Task details >> Leave out all pictures. Return exactly the lines from the top of the material through the line containing "from matplotlib.ticker import".

Available data >>
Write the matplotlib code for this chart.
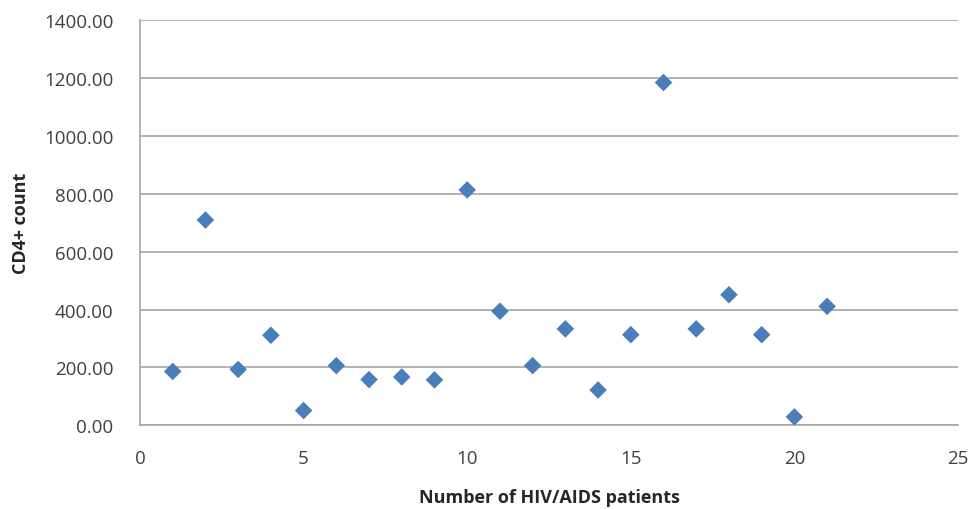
import matplotlib
matplotlib.use("Agg")
import matplotlib.pyplot as plt
from matplotlib.ticker import FormatStrFormatter

patients = list(range(1, 22))
cd4 = [186, 709, 193, 311, 51, 206, 158, 167, 157, 813, 394, 206,
       333, 122, 313, 1184, 333, 451, 313, 29, 411]
x_ticks = [0, 5, 10, 15, 20, 25]
y_ticks = [0, 200, 400, 600, 800, 1000, 1200, 1400]

plt.rcParams['font.family'] = ['Open Sans', 'DejaVu Sans']

fig = plt.figure(figsize=(9.71, 5.10), dpi=100)
ax = fig.add_axes([140/971, (510-426.3)/510, (958-140)/971, (426.3-21)/510])

ax.scatter(patients, cd4, marker='D', s=80, color='#4a7ebb', edgecolors='none', zorder=3)

ax.set_xlim(0, 25)
ax.set_ylim(0, 1400)
ax.set_xticks(x_ticks)
ax.set_yticks(y_ticks)
ax.yaxis.set_major_formatter(FormatStrFormatter('%.2f'))
ax.grid(axis='y', color='#a6a6a6', linewidth=1.2)
ax.set_axisbelow(True)

for s in ['top', 'right']:
    ax.spines[s].set_visible(False)
for s in ['left', 'bottom']:
    ax.spines[s].set_color('#a6a6a6')
    ax.spines[s].set_linewidth(1.2)

ax.tick_params(axis='both', labelsize=13.5, labelcolor='#404040', length=0)
ax.tick_params(axis='y', pad=19)
ax.tick_params(axis='x', pad=17)

ax.set_xlabel('Number of HIV/AIDS patients', fontsize=13, fontweight='bold', labelpad=15, color='#262626')
ax.set_ylabel('CD4+ count', fontsize=13, fontweight='bold', labelpad=10, color='#262626')

fig.savefig('out.png', dpi=100)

Solved problem >>
Write the matplotlib code for this chart.
import matplotlib
matplotlib.use("Agg")
import matplotlib.pyplot as plt
from matplotlib.ticker import FormatStrFormatter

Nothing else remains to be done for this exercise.